▶ _DATASET SECTION_
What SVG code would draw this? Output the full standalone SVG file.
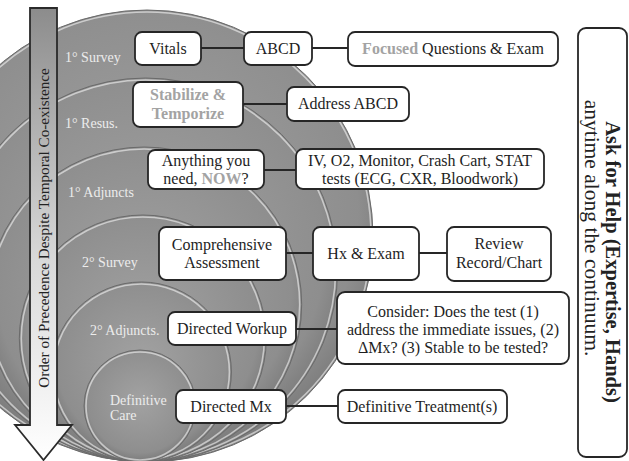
<svg xmlns="http://www.w3.org/2000/svg" width="629" height="461" viewBox="0 0 629 461" font-family="Liberation Serif, Times New Roman, serif">
<defs>
<radialGradient id="sph" cx="50%" cy="45%" r="55%">
<stop offset="0" stop-color="#a2a2a2"/>
<stop offset="0.85" stop-color="#8e8e8e"/>
<stop offset="1" stop-color="#7a7a7a"/>
</radialGradient>
<linearGradient id="arr" x1="0" y1="0" x2="0" y2="1">
<stop offset="0" stop-color="#8c8c8c"/>
<stop offset="0.55" stop-color="#d8d8d8"/>
<stop offset="1" stop-color="#ffffff"/>
</linearGradient>
<style>
.c{fill:url(#sph);stroke:#6a6a6a;stroke-width:1}
.hl{fill:none;stroke:#ffffff;stroke-opacity:0.55;stroke-width:1.6}
.lbl{font-size:14px;fill:#ececec}
.box{fill:#ffffff;stroke:#262626;stroke-width:1.8}
.t{font-size:16px;fill:#1e1e1e;text-anchor:middle}
.g{fill:#a3a3a3;font-weight:bold}
.ln{stroke:#262626;stroke-width:2;fill:none}
</style>
</defs>
<rect width="629" height="461" fill="#ffffff"/>
<g id="circles">
<circle class="c" cx="147" cy="236" r="226"/><circle class="hl" cx="147" cy="236" r="224"/>
<circle class="c" cx="145.6" cy="270" r="192"/><circle class="hl" cx="145.6" cy="270" r="190"/>
<circle class="c" cx="144.2" cy="304.5" r="157.5"/><circle class="hl" cx="144.2" cy="304.5" r="155.5"/>
<circle class="c" cx="142.8" cy="338.5" r="123.5"/><circle class="hl" cx="142.8" cy="338.5" r="121.5"/>
<circle class="c" cx="141.4" cy="372" r="90"/><circle class="hl" cx="141.4" cy="372" r="88"/>
<circle class="c" cx="140" cy="406" r="56"/><circle class="hl" cx="140" cy="406" r="54"/>
</g>
<g id="levels" font-family="Liberation Serif, Times New Roman, serif">
<text class="lbl" x="65" y="62">1° Survey</text>
<text class="lbl" x="65" y="128">1° Resus.</text>
<text class="lbl" x="68" y="197">1° Adjuncts</text>
<text class="lbl" x="82" y="267">2° Survey</text>
<text class="lbl" x="90" y="335">2° Adjuncts.</text>
<text class="lbl" x="110" y="405">Definitive</text>
<text class="lbl" x="110" y="420">Care</text>
</g>
<g id="arrow">
<path d="M30,8 H57 V425 H72 L43.5,460 L15,425 H30 Z" fill="url(#arr)" stroke="#2a2a2a" stroke-width="1.8" stroke-linejoin="miter"/>
<text transform="translate(49,228) rotate(-90)" text-anchor="middle" font-family="Liberation Serif, Times New Roman, serif" font-size="15.2" fill="#222222">Order of Precedence Despite Temporal Co-existence</text>
</g>
<g id="connectors">
<line class="ln" x1="201" y1="48" x2="244" y2="48"/>
<line class="ln" x1="312" y1="48" x2="348" y2="48"/>
<line class="ln" x1="243" y1="104" x2="287" y2="104"/>
<line class="ln" x1="264" y1="170" x2="296" y2="170"/>
<line class="ln" x1="286" y1="253" x2="313" y2="253"/>
<line class="ln" x1="419" y1="253" x2="447" y2="253"/>
<line class="ln" x1="296" y1="329" x2="337" y2="329"/>
<line class="ln" x1="286" y1="406" x2="338" y2="406"/>
</g>
<g id="nodes" font-family="Liberation Serif, Times New Roman, serif">
<g id="vitals"><rect class="box" x="135" y="32" width="66" height="33" rx="7"/><text class="t" x="168" y="54">Vitals</text></g>
<g id="abcd"><rect class="box" x="244" y="32" width="68" height="33" rx="7"/><text class="t" x="278" y="54">ABCD</text></g>
<g id="focused"><rect class="box" x="348" y="32" width="210" height="34" rx="7"/><text class="t" x="453" y="54"><tspan class="g">Focused</tspan> Questions &amp; Exam</text></g>
<g id="stabilize"><rect class="box" x="133" y="82" width="110" height="45" rx="7"/><text class="t g" x="188" y="100">Stabilize &amp;</text><text class="t g" x="188" y="119">Temporize</text></g>
<g id="address"><rect class="box" x="287" y="87" width="122" height="34" rx="7"/><text class="t" x="348" y="109">Address ABCD</text></g>
<g id="anything"><rect class="box" x="148" y="150" width="116" height="39" rx="7"/><text class="t" x="206" y="166">Anything you</text><text class="t" x="206" y="184">need, <tspan class="g">NOW</tspan>?</text></g>
<g id="adjuncts"><rect class="box" x="296" y="149" width="248" height="40" rx="7"/><text class="t" x="420" y="166">IV, O2, Monitor, Crash Cart, STAT</text><text class="t" x="420" y="184">tests (ECG, CXR, Bloodwork)</text></g>
<g id="comprehensive"><rect class="box" x="159" y="227" width="127" height="53" rx="7"/><text class="t" x="222" y="250">Comprehensive</text><text class="t" x="222" y="268">Assessment</text></g>
<g id="hx"><rect class="box" x="313" y="227" width="106" height="53" rx="7"/><text class="t" x="366" y="259">Hx &amp; Exam</text></g>
<g id="review"><rect class="box" x="447" y="227" width="104" height="54" rx="7"/><text class="t" x="499" y="249">Review</text><text class="t" x="499" y="268">Record/Chart</text></g>
<g id="workup"><rect class="box" x="168" y="312" width="128" height="33" rx="7"/><text class="t" x="232" y="334">Directed Workup</text></g>
<g id="consider"><rect class="box" x="337" y="292" width="232" height="72" rx="8"/><text class="t" x="453" y="317">Consider: Does the test (1)</text><text class="t" x="453" y="335">address the immediate issues, (2)</text><text class="t" x="453" y="353">ΔMx? (3) Stable to be tested?</text></g>
<g id="mx"><rect class="box" x="176" y="390" width="110" height="33" rx="7"/><text class="t" x="231" y="412">Directed Mx</text></g>
<g id="treatment"><rect class="box" x="338" y="390" width="169" height="33" rx="7"/><text class="t" x="422" y="412">Definitive Treatment(s)</text></g>
<g id="help"><rect x="578" y="28" width="49" height="429" rx="8" fill="#ffffff" stroke="#262626" stroke-width="1.8"/>
<text transform="translate(606,262) rotate(90)" text-anchor="middle" font-size="20.5" font-weight="bold" fill="#222222">Ask for Help (Expertise, Hands)</text>
<text transform="translate(585,228) rotate(90)" text-anchor="middle" font-size="21.5" fill="#222222">anytime along the continuum.</text>
</g>
</g>
</svg>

▶ _GIVEN REQUEST_
Go through the listing above and write it all out exactly, leaving out any picture.

▶ _EXERCISE RESPONSE_
What SVG code would draw this? Output the full standalone SVG file.
<svg xmlns="http://www.w3.org/2000/svg" width="629" height="461" viewBox="0 0 629 461" font-family="Liberation Serif, Times New Roman, serif">
<defs>
<radialGradient id="sph" cx="50%" cy="45%" r="55%">
<stop offset="0" stop-color="#a2a2a2"/>
<stop offset="0.85" stop-color="#8e8e8e"/>
<stop offset="1" stop-color="#7a7a7a"/>
</radialGradient>
<linearGradient id="arr" x1="0" y1="0" x2="0" y2="1">
<stop offset="0" stop-color="#8c8c8c"/>
<stop offset="0.55" stop-color="#d8d8d8"/>
<stop offset="1" stop-color="#ffffff"/>
</linearGradient>
<style>
.c{fill:url(#sph);stroke:#6a6a6a;stroke-width:1}
.hl{fill:none;stroke:#ffffff;stroke-opacity:0.55;stroke-width:1.6}
.lbl{font-size:14px;fill:#ececec}
.box{fill:#ffffff;stroke:#262626;stroke-width:1.8}
.t{font-size:16px;fill:#1e1e1e;text-anchor:middle}
.g{fill:#a3a3a3;font-weight:bold}
.ln{stroke:#262626;stroke-width:2;fill:none}
</style>
</defs>
<rect width="629" height="461" fill="#ffffff"/>
<g id="circles">
<circle class="c" cx="147" cy="236" r="226"/><circle class="hl" cx="147" cy="236" r="224"/>
<circle class="c" cx="145.6" cy="270" r="192"/><circle class="hl" cx="145.6" cy="270" r="190"/>
<circle class="c" cx="144.2" cy="304.5" r="157.5"/><circle class="hl" cx="144.2" cy="304.5" r="155.5"/>
<circle class="c" cx="142.8" cy="338.5" r="123.5"/><circle class="hl" cx="142.8" cy="338.5" r="121.5"/>
<circle class="c" cx="141.4" cy="372" r="90"/><circle class="hl" cx="141.4" cy="372" r="88"/>
<circle class="c" cx="140" cy="406" r="56"/><circle class="hl" cx="140" cy="406" r="54"/>
</g>
<g id="levels" font-family="Liberation Serif, Times New Roman, serif">
<text class="lbl" x="65" y="62">1° Survey</text>
<text class="lbl" x="65" y="128">1° Resus.</text>
<text class="lbl" x="68" y="197">1° Adjuncts</text>
<text class="lbl" x="82" y="267">2° Survey</text>
<text class="lbl" x="90" y="335">2° Adjuncts.</text>
<text class="lbl" x="110" y="405">Definitive</text>
<text class="lbl" x="110" y="420">Care</text>
</g>
<g id="arrow">
<path d="M30,8 H57 V425 H72 L43.5,460 L15,425 H30 Z" fill="url(#arr)" stroke="#2a2a2a" stroke-width="1.8" stroke-linejoin="miter"/>
<text transform="translate(49,228) rotate(-90)" text-anchor="middle" font-family="Liberation Serif, Times New Roman, serif" font-size="15.2" fill="#222222">Order of Precedence Despite Temporal Co-existence</text>
</g>
<g id="connectors">
<line class="ln" x1="201" y1="48" x2="244" y2="48"/>
<line class="ln" x1="312" y1="48" x2="348" y2="48"/>
<line class="ln" x1="243" y1="104" x2="287" y2="104"/>
<line class="ln" x1="264" y1="170" x2="296" y2="170"/>
<line class="ln" x1="286" y1="253" x2="313" y2="253"/>
<line class="ln" x1="419" y1="253" x2="447" y2="253"/>
<line class="ln" x1="296" y1="329" x2="337" y2="329"/>
<line class="ln" x1="286" y1="406" x2="338" y2="406"/>
</g>
<g id="nodes" font-family="Liberation Serif, Times New Roman, serif">
<g id="vitals"><rect class="box" x="135" y="32" width="66" height="33" rx="7"/><text class="t" x="168" y="54">Vitals</text></g>
<g id="abcd"><rect class="box" x="244" y="32" width="68" height="33" rx="7"/><text class="t" x="278" y="54">ABCD</text></g>
<g id="focused"><rect class="box" x="348" y="32" width="210" height="34" rx="7"/><text class="t" x="453" y="54"><tspan class="g">Focused</tspan> Questions &amp; Exam</text></g>
<g id="stabilize"><rect class="box" x="133" y="82" width="110" height="45" rx="7"/><text class="t g" x="188" y="100">Stabilize &amp;</text><text class="t g" x="188" y="119">Temporize</text></g>
<g id="address"><rect class="box" x="287" y="87" width="122" height="34" rx="7"/><text class="t" x="348" y="109">Address ABCD</text></g>
<g id="anything"><rect class="box" x="148" y="150" width="116" height="39" rx="7"/><text class="t" x="206" y="166">Anything you</text><text class="t" x="206" y="184">need, <tspan class="g">NOW</tspan>?</text></g>
<g id="adjuncts"><rect class="box" x="296" y="149" width="248" height="40" rx="7"/><text class="t" x="420" y="166">IV, O2, Monitor, Crash Cart, STAT</text><text class="t" x="420" y="184">tests (ECG, CXR, Bloodwork)</text></g>
<g id="comprehensive"><rect class="box" x="159" y="227" width="127" height="53" rx="7"/><text class="t" x="222" y="250">Comprehensive</text><text class="t" x="222" y="268">Assessment</text></g>
<g id="hx"><rect class="box" x="313" y="227" width="106" height="53" rx="7"/><text class="t" x="366" y="259">Hx &amp; Exam</text></g>
<g id="review"><rect class="box" x="447" y="227" width="104" height="54" rx="7"/><text class="t" x="499" y="249">Review</text><text class="t" x="499" y="268">Record/Chart</text></g>
<g id="workup"><rect class="box" x="168" y="312" width="128" height="33" rx="7"/><text class="t" x="232" y="334">Directed Workup</text></g>
<g id="consider"><rect class="box" x="337" y="292" width="232" height="72" rx="8"/><text class="t" x="453" y="317">Consider: Does the test (1)</text><text class="t" x="453" y="335">address the immediate issues, (2)</text><text class="t" x="453" y="353">ΔMx? (3) Stable to be tested?</text></g>
<g id="mx"><rect class="box" x="176" y="390" width="110" height="33" rx="7"/><text class="t" x="231" y="412">Directed Mx</text></g>
<g id="treatment"><rect class="box" x="338" y="390" width="169" height="33" rx="7"/><text class="t" x="422" y="412">Definitive Treatment(s)</text></g>
<g id="help"><rect x="578" y="28" width="49" height="429" rx="8" fill="#ffffff" stroke="#262626" stroke-width="1.8"/>
<text transform="translate(606,262) rotate(90)" text-anchor="middle" font-size="20.5" font-weight="bold" fill="#222222">Ask for Help (Expertise, Hands)</text>
<text transform="translate(585,228) rotate(90)" text-anchor="middle" font-size="21.5" fill="#222222">anytime along the continuum.</text>
</g>
</g>
</svg>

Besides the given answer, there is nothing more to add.